### WORK TO COMPLETE
Below are the records; pull every line that includes "this".

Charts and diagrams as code

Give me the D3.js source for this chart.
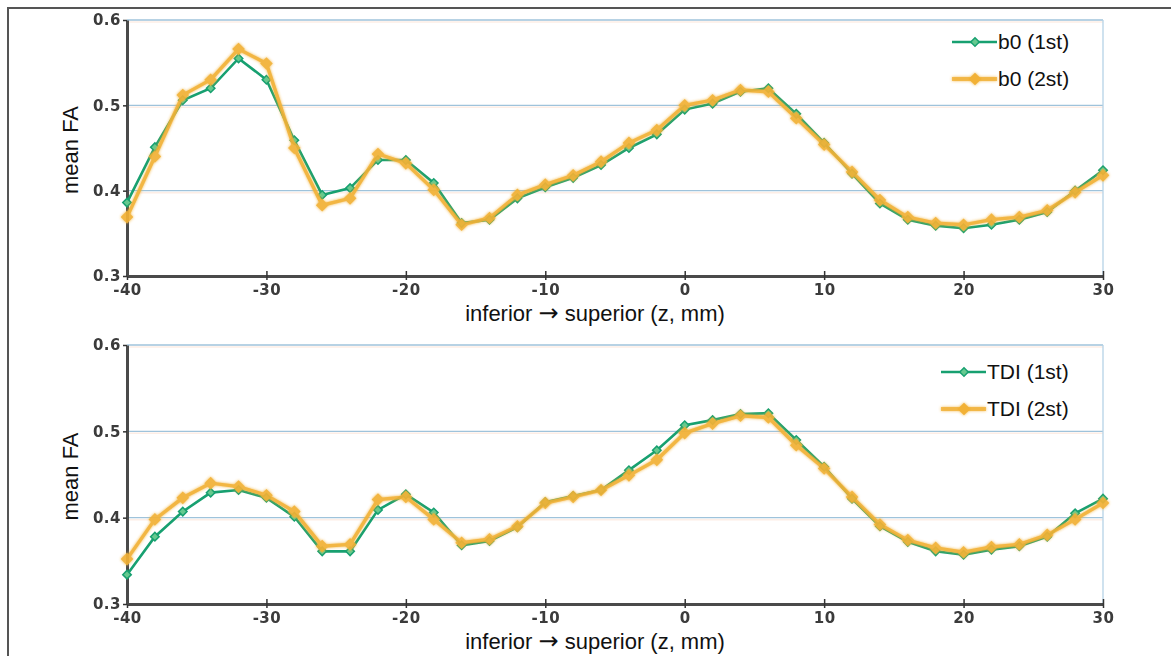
<!DOCTYPE html>
<html>
<head>
	<meta charset="utf-8">
	<script src="https://cdn.jsdelivr.net/npm/d3@7/dist/d3.min.js"></script>
	<style>
		html, body {
			padding: 0;
			margin: 0;
			background: white;
		}
		.tick-label {
			font: bold 15px "DejaVu Sans", sans-serif;
			letter-spacing: 0.5px;
			fill: #3a3a3a;
		}
		.title {
			font: 21px "Liberation Sans", Arial, sans-serif;
			fill: #111;
		}
		.axis-title {
			font-size: 22px;
		}
		.arrow {
			font-family: "DejaVu Sans", sans-serif;
			font-size: 24px;
		}
	</style>
</head>
<body>
	<div id="chart"></div>

	<script>
		// slice position, every 2 mm
		var zValues = [-40, -38, -36, -34, -32, -30, -28, -26, -24, -22, -20, -18,
			-16, -14, -12, -10, -8, -6, -4, -2, 0, 2, 4, 6, 8, 10, 12, 14, 16, 18,
			20, 22, 24, 26, 28, 30];

		var b0First = [0.386, 0.451, 0.506, 0.520, 0.555, 0.530, 0.459, 0.395, 0.403, 0.436, 0.436, 0.409,
			0.362, 0.366, 0.391, 0.404, 0.415, 0.430, 0.450, 0.466, 0.495, 0.502, 0.516, 0.520, 0.490, 0.456,
			0.420, 0.385, 0.366, 0.359, 0.356, 0.360, 0.366, 0.375, 0.400, 0.424];
		var b0Second = [0.369, 0.440, 0.512, 0.530, 0.566, 0.549, 0.450, 0.383, 0.391, 0.443, 0.432, 0.401,
			0.360, 0.368, 0.395, 0.407, 0.418, 0.434, 0.456, 0.471, 0.500, 0.506, 0.518, 0.516, 0.485, 0.454,
			0.422, 0.389, 0.369, 0.362, 0.360, 0.366, 0.369, 0.377, 0.398, 0.418];

		var tdiFirst = [0.334, 0.378, 0.407, 0.429, 0.432, 0.423, 0.401, 0.361, 0.361, 0.409, 0.427, 0.406,
			0.368, 0.373, 0.389, 0.418, 0.425, 0.432, 0.455, 0.478, 0.507, 0.513, 0.520, 0.521, 0.490, 0.459,
			0.422, 0.390, 0.372, 0.361, 0.357, 0.363, 0.367, 0.378, 0.405, 0.422];
		var tdiSecond = [0.352, 0.398, 0.423, 0.440, 0.436, 0.426, 0.407, 0.367, 0.369, 0.421, 0.424, 0.398,
			0.371, 0.375, 0.390, 0.417, 0.424, 0.432, 0.449, 0.467, 0.498, 0.509, 0.518, 0.516, 0.484, 0.457,
			0.424, 0.392, 0.374, 0.365, 0.360, 0.366, 0.369, 0.380, 0.398, 0.417];

		var xTicks = [-40, -30, -20, -10, 0, 10, 20, 30];
		var yTicks = [0.3, 0.4, 0.5, 0.6];
		var xTitle = ["inferior ", "→", " superior (z, mm)"];
		var yTitle = "mean FA";

		var width = 1171, height = 656;
		var green = "#17a070", greenFill = "#66c98f", orange = "#f2b136";

		var svg = d3.select("#chart").append("svg")
			.attr("width", width)
			.attr("height", height);

		var defs = svg.append("defs");
		var glow = defs.append("filter").attr("id", "glow")
			.attr("x", "-20%").attr("y", "-20%").attr("width", "140%").attr("height", "140%");
		glow.append("feGaussianBlur").attr("in", "SourceGraphic").attr("stdDeviation", 1.6).attr("result", "b");
		var fm = glow.append("feMerge");
		fm.append("feMergeNode").attr("in", "b");
		fm.append("feMergeNode").attr("in", "SourceGraphic");

		var soft = defs.append("filter").attr("id", "soft");
		soft.append("feGaussianBlur").attr("stdDeviation", 0.5);

		// page frame: top and left only
		svg.append("path")
			.attr("d", "M8,656 L8,8 L1171,8")
			.attr("fill", "none")
			.attr("stroke", "#555")
			.attr("stroke-width", 2);

		var x = d3.scaleLinear().domain([-40, 30]).range([127, 1103]);

		// rotated square, like the original markers
		var diamond = d3.symbol().type(d3.symbolSquare);
		function place(cx, cy) { return "translate(" + cx + "," + cy + ") rotate(45)"; }

		function panel(top, bottom, first, second, names, legendX, legendY) {
			var y = d3.scaleLinear().domain([0.3, 0.6]).range([bottom, top]);
			var g = svg.append("g");

			// grid
			g.selectAll(".gs").data(yTicks.slice(1)).enter().append("line")
				.attr("x1", x(-40)).attr("x2", x(30))
				.attr("y1", function(d) { return y(d) + 2; })
				.attr("y2", function(d) { return y(d) + 2; })
				.attr("stroke", "#fdeee6").attr("stroke-width", 1.5);
			g.selectAll(".gl").data(yTicks.slice(1)).enter().append("line")
				.attr("x1", x(-40)).attr("x2", x(30))
				.attr("y1", function(d) { return y(d); })
				.attr("y2", function(d) { return y(d); })
				.attr("stroke", "#9fc3db").attr("stroke-width", 1.4);
			g.append("line")
				.attr("x1", x(30)).attr("x2", x(30))
				.attr("y1", y(0.6)).attr("y2", y(0.3))
				.attr("stroke", "#b5d3e6").attr("stroke-width", 1.3);

			// axes
			var xAxis = d3.axisBottom(x).tickValues(xTicks).tickSize(4).tickSizeOuter(0)
				.tickFormat(function(d) { return String(d); });
			var gx = g.append("g").attr("transform", "translate(0," + bottom + ")").call(xAxis);
			gx.select(".domain").attr("stroke", "#4a4a4a").attr("stroke-width", 3);
			gx.selectAll(".tick line").attr("stroke", "#333").attr("stroke-width", 1.5).attr("y1", -5);
			gx.selectAll(".tick text").attr("class", "tick-label").attr("y", 7).attr("dy", "0.8em")
				.attr("filter", "url(#soft)");

			var yAxis = d3.axisLeft(y).tickValues(yTicks).tickSize(4).tickSizeOuter(0)
				.tickFormat(d3.format(".1f"));
			var gy = g.append("g").attr("transform", "translate(" + x(-40) + ",0)").call(yAxis);
			gy.select(".domain").attr("stroke", "#4a4a4a").attr("stroke-width", 3);
			gy.selectAll(".tick line").attr("stroke", "#333").attr("stroke-width", 1.5);
			gy.selectAll(".tick text").attr("class", "tick-label").attr("x", -6)
				.attr("filter", "url(#soft)");

			// titles
			var xt = g.append("text").attr("class", "title axis-title")
				.attr("x", 595).attr("y", bottom + 45)
				.attr("text-anchor", "middle");
			xt.selectAll("tspan").data(xTitle).enter().append("tspan")
				.attr("class", function(d, i) { return i === 1 ? "arrow" : null; })
				.text(function(d) { return d; });
			g.append("text").attr("class", "title axis-title")
				.attr("transform", "translate(78," + ((top + bottom) / 2 + 2) + ") rotate(-90)")
				.attr("text-anchor", "middle").text(yTitle);

			var line = d3.line()
				.x(function(d) { return x(d[0]); })
				.y(function(d) { return y(d[1]); });

			var s1 = d3.zip(zValues, first), s2 = d3.zip(zValues, second);

			// 1st run, green
			g.append("path").datum(s1)
				.attr("d", line).attr("fill", "none")
				.attr("stroke", green).attr("stroke-width", 2.6);
			g.selectAll(".m1").data(s1).enter().append("path")
				.attr("d", diamond.size(36))
				.attr("transform", function(d) { return place(x(d[0]), y(d[1])); })
				.attr("fill", greenFill).attr("stroke", green).attr("stroke-width", 1.5);

			// 2nd run, orange with glow
			var og = g.append("g").attr("filter", "url(#glow)").attr("opacity", 0.93);
			og.append("path").datum(s2)
				.attr("d", line).attr("fill", "none")
				.attr("stroke", orange).attr("stroke-width", 3.4);
			og.selectAll(".m2").data(s2).enter().append("path")
				.attr("d", diamond.size(80))
				.attr("transform", function(d) { return place(x(d[0]), y(d[1])); })
				.attr("fill", orange);

			// legend
			var lg = g.append("g");
			lg.append("line").attr("x1", legendX).attr("x2", legendX + 45)
				.attr("y1", legendY).attr("y2", legendY)
				.attr("stroke", green).attr("stroke-width", 2.6);
			lg.append("path").attr("d", diamond.size(36))
				.attr("transform", place(legendX + 23, legendY))
				.attr("fill", greenFill).attr("stroke", green).attr("stroke-width", 1.5);
			var lo = lg.append("g").attr("filter", "url(#glow)");
			lo.append("line").attr("x1", legendX).attr("x2", legendX + 45)
				.attr("y1", legendY + 37).attr("y2", legendY + 37)
				.attr("stroke", orange).attr("stroke-width", 4).attr("opacity", 0.8);
			lo.append("path").attr("d", diamond.size(80))
				.attr("transform", place(legendX + 23, legendY + 37))
				.attr("fill", orange);
			lg.append("text").attr("class", "title").attr("x", legendX + 46).attr("y", legendY + 7)
				.text(names[0]);
			lg.append("text").attr("class", "title").attr("x", legendX + 46).attr("y", legendY + 44)
				.text(names[1]);
		}

		panel(20, 276, b0First, b0Second, ["b0 (1st)", "b0 (2st)"], 952, 42);
		panel(345, 604, tdiFirst, tdiSecond, ["TDI (1st)", "TDI (2st)"], 941, 372);
	</script>
</body>
</html>
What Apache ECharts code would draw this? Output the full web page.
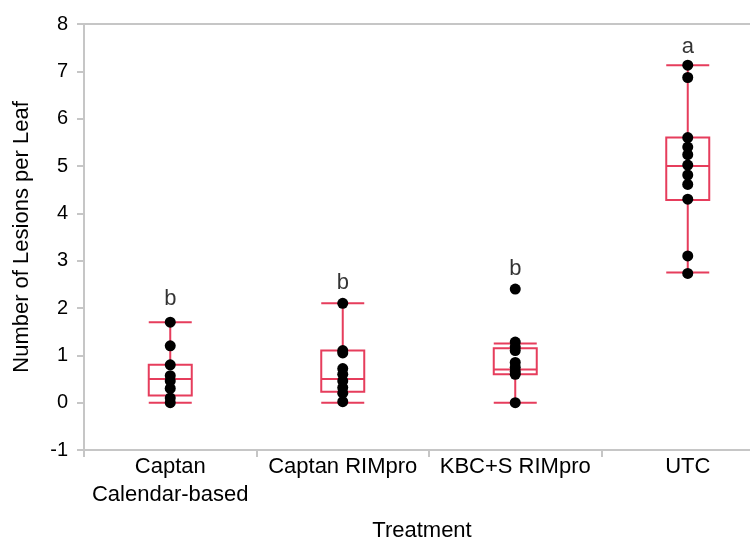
<!DOCTYPE html>
<html>
<head>
<meta charset="utf-8">
<script src="https://cdn.jsdelivr.net/npm/echarts@6/dist/echarts.min.js"></script>
<style>html,body{margin:0;padding:0;background:#fff;overflow:hidden;}#c{width:774px;height:547px;}</style>
</head>
<body>
<div id="c"></div>
<script>
// Data
var categories = ['Captan\nCalendar-based', 'Captan RIMpro', 'KBC+S RIMpro', 'UTC'];
// [min, Q1, median, Q3, max]
var boxCaptanCal = [0, 0.15, 0.5, 0.8, 1.7];
var boxCaptanRIM = [0, 0.23, 0.5, 1.1, 2.1];
var boxKBCS = [0, 0.6, 0.7, 1.15, 1.25];
var boxUTC = [2.75, 4.28, 5.0, 5.6, 7.13];
var ptsCaptanCal = [1.7, 1.2, 0.8, 0.57, 0.46, 0.3, 0.1, 0];
var ptsCaptanRIM = [2.1, 1.1, 1.05, 0.72, 0.6, 0.46, 0.32, 0.2, 0.02];
var ptsKBCS = [2.4, 1.28, 1.18, 1.1, 0.85, 0.75, 0.66, 0.6, 0];
var ptsUTC = [7.13, 6.87, 5.6, 5.4, 5.24, 5.02, 4.81, 4.61, 4.3, 3.1, 2.73];
var letters = ['b', 'b', 'b', 'a'];
var letterY = [2.2, 2.53, 2.83, 7.52];
var yTicks = {min: -1, max: 8, interval: 1};

var boxData = [boxCaptanCal, boxCaptanRIM, boxKBCS, boxUTC];
var ptsAll = [ptsCaptanCal, ptsCaptanRIM, ptsKBCS, ptsUTC];
var scatterData = [];
ptsAll.forEach(function (arr, i) { arr.forEach(function (v) { scatterData.push([i, v]); }); });
var letterData = letters.map(function (l, i) { return {value: [i, letterY[i]], name: l}; });

var RED = '#e63d5c';
var GRAY = '#c6c6c6';
var FONT = 'Liberation Sans, Arial, sans-serif';

var chart = echarts.init(document.getElementById('c'));
chart.setOption({
  animation: false,
  backgroundColor: '#fff',
  grid: {left: 84, right: 0, top: 24, bottom: 88, show: true, borderColor: GRAY, borderWidth: 2, backgroundColor: 'transparent'},
  xAxis: {
    type: 'category', data: categories, boundaryGap: true,
    name: 'Treatment', nameLocation: 'middle', nameGap: 70,
    nameTextStyle: {fontSize: 22, color: '#000', fontFamily: FONT, padding: [0, 14, 0, 0]},
    axisLine: {onZero: false, lineStyle: {color: GRAY, width: 2}},
    axisTick: {show: true, length: 7, lineStyle: {color: GRAY, width: 2}},
    axisLabel: {fontSize: 22, color: '#000', fontFamily: FONT, lineHeight: 28, margin: 3, interval: 0}
  },
  yAxis: {
    type: 'value', min: yTicks.min, max: yTicks.max, interval: yTicks.interval,
    name: 'Number of Lesions per Leaf', nameLocation: 'middle', nameGap: 51, nameRotate: 90,
    nameTextStyle: {fontSize: 22, color: '#000', fontFamily: FONT},
    axisLine: {show: true, lineStyle: {color: GRAY, width: 2}},
    axisTick: {show: true, length: 7, lineStyle: {color: GRAY, width: 2}},
    axisLabel: {fontSize: 20, color: '#000', fontFamily: FONT, margin: 16},
    splitLine: {show: false}
  },
  series: [
    {
      type: 'boxplot', data: boxData, boxWidth: [43, 43],
      itemStyle: {color: 'transparent', borderColor: RED, borderWidth: 2},
      z: 2
    },
    {
      type: 'scatter', data: scatterData, symbol: 'circle', symbolSize: 11,
      itemStyle: {color: '#000', opacity: 1}, z: 3
    },
    {
      type: 'scatter', data: letterData, symbolSize: 0,
      label: {show: true, position: 'inside', formatter: function (p) { return p.name; },
        fontSize: 22, color: '#000', fontFamily: FONT}, z: 4
    }
  ]
});
</script>
</body>
</html>
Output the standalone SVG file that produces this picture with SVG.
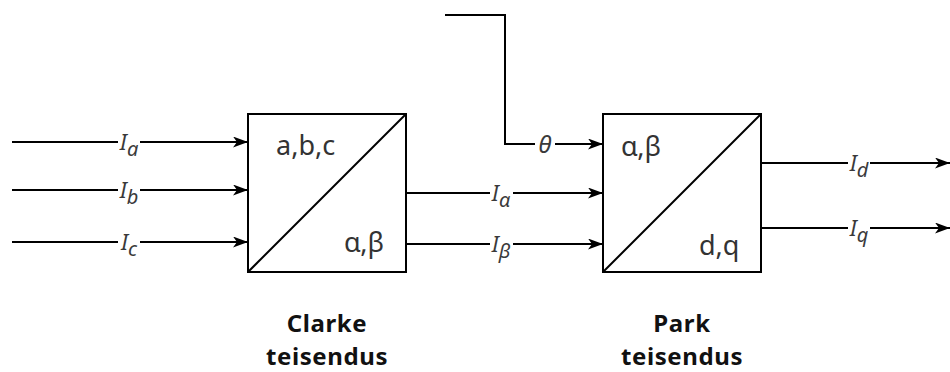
<svg xmlns="http://www.w3.org/2000/svg" width="950" height="372" viewBox="0 0 950 372">
  <defs>
    <marker id="arrow" viewBox="0 0 15 11" refX="15" refY="5.5" markerWidth="15" markerHeight="11" markerUnits="userSpaceOnUse" orient="auto">
      <path d="M0,0 L15,5.5 L0,11 L4,5.5 z" fill="#000"/>
    </marker>
  </defs>
  <style>
    .wire { fill: none; stroke: #000; stroke-width: 2; }
    .box { fill: #fff; stroke: #000; stroke-width: 2; }
    .diag { stroke: #000; stroke-width: 2; }
    .sig { font-family: "Noto Sans", "DejaVu Sans", sans-serif; font-style: italic; font-size: 22px; fill: #3a3a3a; }
    .sub { font-size: 20px; }
    .theta { font-size: 24px; }
    .bg { fill: #fff; }
    .port { font-family: "Noto Sans", "DejaVu Sans", sans-serif; font-size: 27px; fill: #333; }
    .cap { font-family: "Noto Sans", "DejaVu Sans", sans-serif; font-size: 24px; font-weight: bold; letter-spacing: 0.6px; fill: #111; text-anchor: middle; }
  </style>

  <!-- connectors -->
  <g id="connectors">
    <path class="wire" d="M12,142 H248" marker-end="url(#arrow)"/>
    <path class="wire" d="M12,190 H248" marker-end="url(#arrow)"/>
    <path class="wire" d="M12,242 H248" marker-end="url(#arrow)"/>
    <path class="wire" d="M406,193 H603" marker-end="url(#arrow)"/>
    <path class="wire" d="M406,244 H603" marker-end="url(#arrow)"/>
    <path class="wire" d="M445,15 H505 V144 H603" marker-end="url(#arrow)"/>
    <path class="wire" d="M761,163 H950" marker-end="url(#arrow)"/>
    <path class="wire" d="M761,228 H950" marker-end="url(#arrow)"/>

    <!-- signal labels -->
    <rect class="bg" x="118" y="130" width="22" height="32"/>
    <text class="sig" x="129" y="150" text-anchor="middle">I<tspan class="sub" dy="6">a</tspan></text>
    <rect class="bg" x="118" y="178" width="22" height="32"/>
    <text class="sig" x="129" y="198" text-anchor="middle">I<tspan class="sub" dy="6">b</tspan></text>
    <rect class="bg" x="118" y="230" width="22" height="32"/>
    <text class="sig" x="129" y="250" text-anchor="middle">I<tspan class="sub" dy="6">c</tspan></text>

    <rect class="bg" x="490" y="181" width="23" height="32"/>
    <text class="sig" x="501" y="201" text-anchor="middle">I<tspan class="sub" dy="6">α</tspan></text>
    <rect class="bg" x="490" y="232" width="23" height="32"/>
    <text class="sig" x="501" y="252" text-anchor="middle">I<tspan class="sub" dy="6">β</tspan></text>

    <rect class="bg" x="535" y="132" width="20" height="26"/>
    <text class="sig theta" x="545" y="153" text-anchor="middle">θ</text>

    <rect class="bg" x="848" y="151" width="22" height="32"/>
    <text class="sig" x="859" y="171" text-anchor="middle">I<tspan class="sub" dy="6">d</tspan></text>
    <rect class="bg" x="848" y="216" width="22" height="32"/>
    <text class="sig" x="859" y="236" text-anchor="middle">I<tspan class="sub" dy="6">q</tspan></text>
  </g>

  <!-- Clarke transform block -->
  <g id="clarke">
    <rect class="box" x="248" y="114" width="158" height="158"/>
    <line class="diag" x1="248" y1="272" x2="406" y2="114"/>
    <text class="port" x="276" y="155">a,b,c</text>
    <text class="port" x="344" y="252">α,β</text>
    <text class="cap" x="327" y="332">Clarke</text>
    <text class="cap" x="327" y="365">teisendus</text>
  </g>

  <!-- Park transform block -->
  <g id="park">
    <rect class="box" x="603" y="114" width="158" height="158"/>
    <line class="diag" x1="603" y1="272" x2="761" y2="114"/>
    <text class="port" x="621" y="156">α,β</text>
    <text class="port" x="699" y="255">d,q</text>
    <text class="cap" x="682" y="332">Park</text>
    <text class="cap" x="682" y="365">teisendus</text>
  </g>
</svg>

### FINISHED TASK
Give me the D3.js source for this chart.
What Apache ECharts code would draw this? Output the full web page.
Output the standalone SVG file that produces this picture with SVG.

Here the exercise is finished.